SADS AND CLOTHES
Every winter I suffer from SADS (seasonal affected depression syndrome), but this winter has been worse than usual. I think I finally figured out why: this is the first time in many years that I haven’t had to be somewhere every day or at least several times a week. Even last year after I retired, I tutored several days a week, but this year I’ve been as free as a bird. As a result, SADS hit me harder than usual.
I finally began to come out of the worst of it on the trip to New Mexico. The weather out there, especially in south NM was bright and sunny and I just soaked it up. As I said, I began to climb out of the pit.
So now every sunny day or even just a warm day, I try to sit outside for 30 minutes or so to try to get the endorphins that the sun apparently gives me built back up in my brain. I feel much better as a result.

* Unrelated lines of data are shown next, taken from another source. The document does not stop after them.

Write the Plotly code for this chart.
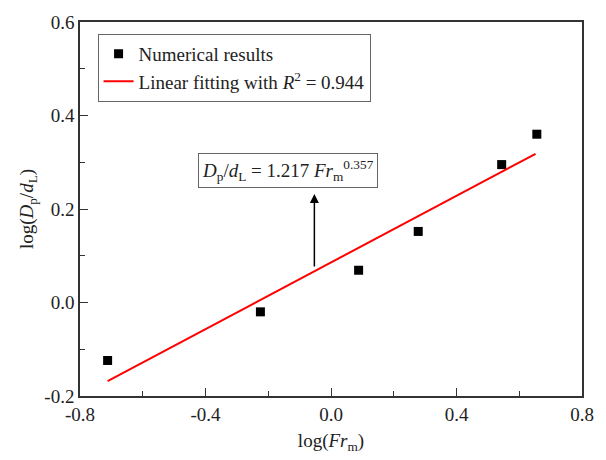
import plotly.graph_objects as go

# Data
log_fr = [-0.712, -0.225, 0.088, 0.278, 0.544, 0.656]
log_dp = [-0.124, -0.020, 0.069, 0.152, 0.295, 0.360]
fit_x = [-0.712, 0.652]
fit_y = [-0.168, 0.318]
x_ticks = [-0.8, -0.4, 0.0, 0.4, 0.8]
x_labels = ["-0.8", "-0.4", "0.0", "0.4", "0.8"]
y_ticks = [-0.2, 0.0, 0.2, 0.4, 0.6]
y_labels = ["-0.2", "0.0", "0.2", "0.4", "0.6"]

font = "Liberation Serif"
txt = "#222"

fig = go.Figure()
fig.add_trace(go.Scatter(x=log_fr, y=log_dp, mode="markers", name="Numerical results",
                         marker=dict(symbol="square", size=9, color="black")))
fig.add_trace(go.Scatter(x=fit_x, y=fit_y, mode="lines",
                         name="Linear fitting with <i>R</i><sup>2</sup> = 0.944",
                         line=dict(color="red", width=2)))

axis_common = dict(showline=True, linecolor="#333", linewidth=1.5, mirror=True,
                   ticks="inside", ticklen=8, tickwidth=1.2, tickcolor="#333",
                   showgrid=False, zeroline=False,
                   tickfont=dict(family=font, size=19, color=txt),
                   minor=dict(ticks="inside", ticklen=5, tickwidth=1.2, tickcolor="#333"))

fig.update_xaxes(range=[-0.8, 0.8], tickvals=x_ticks, ticktext=x_labels,
                 minor_dtick=0.2,
                 title=dict(text="log(<i>Fr</i><sub>m</sub>)", font=dict(family=font, size=19, color=txt), standoff=10),
                 **axis_common)
fig.update_yaxes(range=[-0.2, 0.6], tickvals=y_ticks, ticktext=y_labels,
                 minor_dtick=0.1,
                 title=dict(text="log(<i>D</i><sub>p</sub>/<i>d</i><sub>L</sub>)", font=dict(family=font, size=19, color=txt), standoff=6),
                 **axis_common)

fig.add_annotation(x=-0.137, y=0.283, xref="x", yref="y",
                   text="<i>D</i><sub>p</sub>/<i>d</i><sub>L</sub> = 1.217 <i>Fr</i><sub>m</sub><sup>0.357</sup>",
                   showarrow=False, font=dict(family=font, size=19, color=txt),
                   bordercolor="#666", borderwidth=1, borderpad=3, bgcolor="white")
fig.add_annotation(x=-0.053, y=0.232, ax=-0.053, ay=0.074, xref="x", yref="y",
                   axref="x", ayref="y", text="", showarrow=True,
                   arrowhead=2, arrowsize=1.2, arrowwidth=1.5, arrowcolor="black")

fig.update_layout(width=606, height=460, margin=dict(l=80, r=14, t=15, b=64),
                  plot_bgcolor="white", paper_bgcolor="white",
                  showlegend=True,
                  legend=dict(x=0.035, y=0.9685, xanchor="left", yanchor="top",
                              bordercolor="#666", borderwidth=1, bgcolor="white",
                              font=dict(family=font, size=19, color=txt),
                              tracegroupgap=0, itemwidth=30))

fig.write_html("out.html")
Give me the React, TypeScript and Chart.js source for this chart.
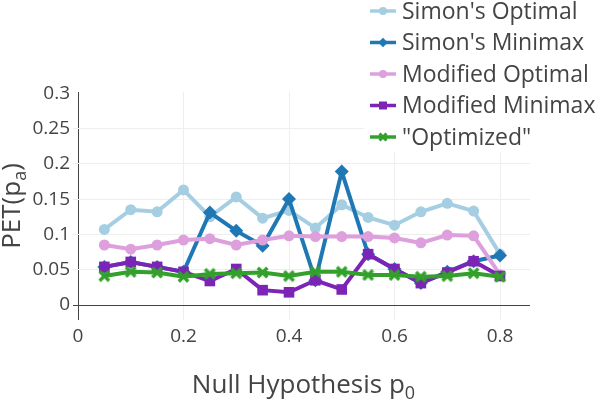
import { useEffect, useRef } from "react";
import { Chart, registerables } from "chart.js";

Chart.register(...registerables);

// Null hypothesis response rates
const pValues = [0.05, 0.1, 0.15, 0.2, 0.25, 0.3, 0.35, 0.4, 0.45, 0.5, 0.55, 0.6, 0.65, 0.7, 0.75, 0.8];

// Probability of early termination under p_a, per design
const simonsOptimal = [0.107, 0.135, 0.132, 0.163, 0.125, 0.153, 0.123, 0.134, 0.109, 0.142, 0.124, 0.113, 0.132, 0.144, 0.133, 0.072];
const simonsMinimax = [0.054, 0.061, 0.054, 0.047, 0.131, 0.105, 0.084, 0.150, 0.035, 0.189, 0.072, 0.051, 0.031, 0.047, 0.062, 0.070];
const modifiedOptimal = [0.085, 0.079, 0.085, 0.092, 0.094, 0.085, 0.092, 0.098, 0.097, 0.097, 0.097, 0.095, 0.088, 0.099, 0.098, 0.043];
const modifiedMinimax = [0.054, 0.061, 0.054, 0.047, 0.034, 0.051, 0.021, 0.018, 0.035, 0.022, 0.072, 0.051, 0.031, 0.046, 0.062, 0.041];
const optimized = [0.041, 0.047, 0.046, 0.040, 0.044, 0.045, 0.046, 0.041, 0.047, 0.047, 0.0425, 0.0425, 0.040, 0.041, 0.045, 0.040];

const seriesNames = ["Simon's Optimal", "Simon's Minimax", "Modified Optimal", "Modified Minimax", '"Optimized"'];
const seriesColors = ["#a6cee3", "#1f78b4", "#dda0dd", "#7b24b5", "#33a02c"];
const seriesMarkers = ["circle", "diamond", "circle", "square", "x"];

const xTicks = [0, 0.2, 0.4, 0.6, 0.8];
const yTicks = [0, 0.05, 0.1, 0.15, 0.2, 0.25, 0.3];

const FONT = '"Open Sans", "DejaVu Sans", sans-serif';
const TEXT = "#444";

function xMarkerImage(size: number, color: string, thickness: number) {
  const c = document.createElement("canvas");
  c.width = size;
  c.height = size;
  const g = c.getContext("2d")!;
  const t = thickness / 2;
  g.strokeStyle = color;
  g.lineWidth = thickness;
  g.beginPath();
  g.moveTo(t, t);
  g.lineTo(size - t, size - t);
  g.moveTo(size - t, t);
  g.lineTo(t, size - t);
  g.stroke();
  return c;
}

function drawMarker(ctx: CanvasRenderingContext2D, kind: string, x: number, y: number, r: number, color: string) {
  ctx.save();
  ctx.fillStyle = color;
  ctx.strokeStyle = color;
  ctx.beginPath();
  if (kind === "circle") {
    ctx.arc(x, y, r, 0, Math.PI * 2);
    ctx.fill();
  } else if (kind === "diamond") {
    ctx.moveTo(x, y - r * 1.2);
    ctx.lineTo(x + r * 1.2, y);
    ctx.lineTo(x, y + r * 1.2);
    ctx.lineTo(x - r * 1.2, y);
    ctx.closePath();
    ctx.fill();
  } else if (kind === "square") {
    ctx.rect(x - r, y - r, r * 2, r * 2);
    ctx.fill();
  } else {
    ctx.lineWidth = 3;
    ctx.moveTo(x - r, y - r);
    ctx.lineTo(x + r, y + r);
    ctx.moveTo(x + r, y - r);
    ctx.lineTo(x - r, y + r);
    ctx.stroke();
  }
  ctx.restore();
}

// Axis titles with subscripts, and the legend box at the top right
const overlayPlugin = {
  id: "overlay",
  afterDraw(chart: any) {
    const ctx: CanvasRenderingContext2D = chart.ctx;
    const area = chart.chartArea;
    ctx.save();
    ctx.fillStyle = TEXT;
    ctx.textBaseline = "alphabetic";

    // x title: Null Hypothesis p0
    const titleSize = 26;
    const subSize = 18;
    ctx.font = `${titleSize}px ${FONT}`;
    const mainX = "Null Hypothesis p";
    const wMain = ctx.measureText(mainX).width;
    ctx.font = `${subSize}px ${FONT}`;
    const wSub = ctx.measureText("0").width;
    const cx = (area.left + area.right) / 2 + 2;
    const sx = cx - (wMain + wSub) / 2;
    ctx.textAlign = "left";
    ctx.font = `${titleSize}px ${FONT}`;
    ctx.fillText(mainX, sx, 393);
    ctx.font = `${subSize}px ${FONT}`;
    ctx.fillText("0", sx + wMain, 399);

    // y title: PET(pa)
    ctx.save();
    ctx.translate(0, (area.top + area.bottom) / 2);
    ctx.rotate(-Math.PI / 2);
    ctx.font = `${titleSize}px ${FONT}`;
    const a1 = "PET(p";
    const a3 = ")";
    const w1 = ctx.measureText(a1).width;
    const w3 = ctx.measureText(a3).width;
    ctx.font = `${subSize}px ${FONT}`;
    const w2 = ctx.measureText("a").width;
    const total = w1 + w2 + w3;
    const px = -total / 2;
    ctx.font = `${titleSize}px ${FONT}`;
    ctx.fillText(a1, px, 20);
    ctx.font = `${subSize}px ${FONT}`;
    ctx.fillText("a", px + w1, 26);
    ctx.font = `${titleSize}px ${FONT}`;
    ctx.fillText(a3, px + w1 + w2, 20);
    ctx.restore();

    // legend
    ctx.fillStyle = "#ffffff";
    ctx.fillRect(364, 0, 232, 152);
    const rowY = [11, 42.5, 74, 105.5, 137];
    seriesNames.forEach((name, i) => {
      const y = rowY[i];
      ctx.strokeStyle = seriesColors[i];
      ctx.lineWidth = 3.5;
      ctx.beginPath();
      ctx.moveTo(370, y);
      ctx.lineTo(396, y);
      ctx.stroke();
      const m = seriesMarkers[i];
      drawMarker(ctx, m, 383, y, m === "square" ? 4 : m === "x" ? 3.5 : 4, seriesColors[i]);
      ctx.fillStyle = TEXT;
      ctx.font = `23px ${FONT}`;
      ctx.textAlign = "left";
      ctx.textBaseline = "middle";
      ctx.fillText(name, 402, y + 1);
    });
    ctx.restore();
  },
};

export default function App() {
  const canvasRef = useRef<HTMLCanvasElement | null>(null);

  useEffect(() => {
    const canvas = canvasRef.current;
    if (!canvas) return;
    const values = [simonsOptimal, simonsMinimax, modifiedOptimal, modifiedMinimax, optimized];
    const xImg = xMarkerImage(13, seriesColors[4], 3.5);
    const pointStyles: any[] = ["circle", "rectRot", "circle", "rect", xImg];
    const radii = [5.5, 7, 5.5, 7.5, 6];

    const datasets = values.map((vals, i) => ({
      label: seriesNames[i],
      data: pValues.map((p, k) => ({ x: p, y: vals[k] })),
      borderColor: seriesColors[i],
      backgroundColor: seriesColors[i],
      borderWidth: 4,
      pointStyle: pointStyles[i],
      pointRadius: radii[i],
      pointBorderWidth: 0,
      pointBackgroundColor: seriesColors[i],
      pointBorderColor: seriesColors[i],
      tension: 0,
      order: values.length - i,
    }));

    const pxPerX = 527.5;
    const pxPerY = 706;
    const chart = new Chart(canvas, {
      type: "line",
      data: { datasets },
      options: {
        animation: false,
        responsive: false,
        maintainAspectRatio: false,
        layout: { padding: { top: 92, right: 66, left: 0, bottom: 0 } },
        plugins: { legend: { display: false }, tooltip: { enabled: false } },
        scales: {
          x: {
            type: "linear",
            min: -5 / pxPerX,
            max: 452 / pxPerX,
            afterBuildTicks: (s: any) => {
              s.ticks = xTicks.map((v) => ({ value: v }));
            },
            afterFit: (s: any) => {
              s.height = 80;
            },
            border: { display: false },
            grid: {
              drawTicks: false,
              lineWidth: 1,
              color: (c: any) => (c.tick && c.tick.value === 0 ? "#444" : "#eeeeee"),
            },
            ticks: {
              padding: 5,
              color: TEXT,
              font: { family: FONT, size: 19 },
              maxRotation: 0,
              autoSkip: false,
              callback: (v: any) => String(v),
            },
          },
          y: {
            type: "linear",
            min: -15 / pxPerY,
            max: 213 / pxPerY,
            afterBuildTicks: (s: any) => {
              s.ticks = yTicks.map((v) => ({ value: v }));
            },
            afterFit: (s: any) => {
              s.width = 73;
            },
            border: { display: false },
            grid: {
              drawTicks: false,
              lineWidth: 1,
              color: (c: any) => {
                const v = c.tick ? c.tick.value : null;
                if (v === 0) return "#444";
                if (v === 0.3) return "rgba(0,0,0,0)";
                return "#eeeeee";
              },
            },
            ticks: {
              padding: 3,
              color: TEXT,
              font: { family: FONT, size: 19 },
              autoSkip: false,
              callback: (v: any) => String(v),
            },
          },
        },
      },
      plugins: [overlayPlugin],
    });

    return () => chart.destroy();
  }, []);

  return (
    <div style={{ position: "fixed", left: 0, top: 0, width: 596, height: 400, background: "#fff" }}>
      <canvas ref={canvasRef} width={596} height={400} />
    </div>
  );
}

I felt so good in fact that I switched my closets around again – swapped winter clothes out for summer ones and once again I have come up with a huge pile of clothes that I haven’t worn in a year that I need to give away. I think I must be wearing the same old clothes over and over and just forgetting about most of the others.
Or I’m just buying too many and can’t possibly wear them all. This need to have lots of clothes dates back to my childhood. Because I was the youngest, many of the clothes I had were hand-me-downs, and had that worn look about them. Also, people just didn’t have the amount of clothes we have now. But the desire for me to have lots of them started early.
That’s one reason I learned to sew. Mother encouraged us to do this and as soon as I was in high school, I began making many of my skirts and dresses. Thus, I could build up my wardrobe without having to spend lots of money.
You would think that with three girls in the family, we would have been able to borrow each other’s clothes. And BJ and MA did just that; however, they wouldn’t let me in on this unless I signed my life away. Now why would they be so stingy? Actually, they had a good reason because I tended to step out of my clothes each day and leave them on the floor when I undressed. No matter whose it was. You can understand why they cut me out of the deal unless I swore a blood oath to be careful with whatever I borrowed.
I still tend to not hang up my clothes at night, and instead put it on one of the two chairs in the bedroom. But I’m getting better, even in my old age I am learning the old adage: “a place for everything and everything in its place.”
At least I don’t throw them on the floor anymore.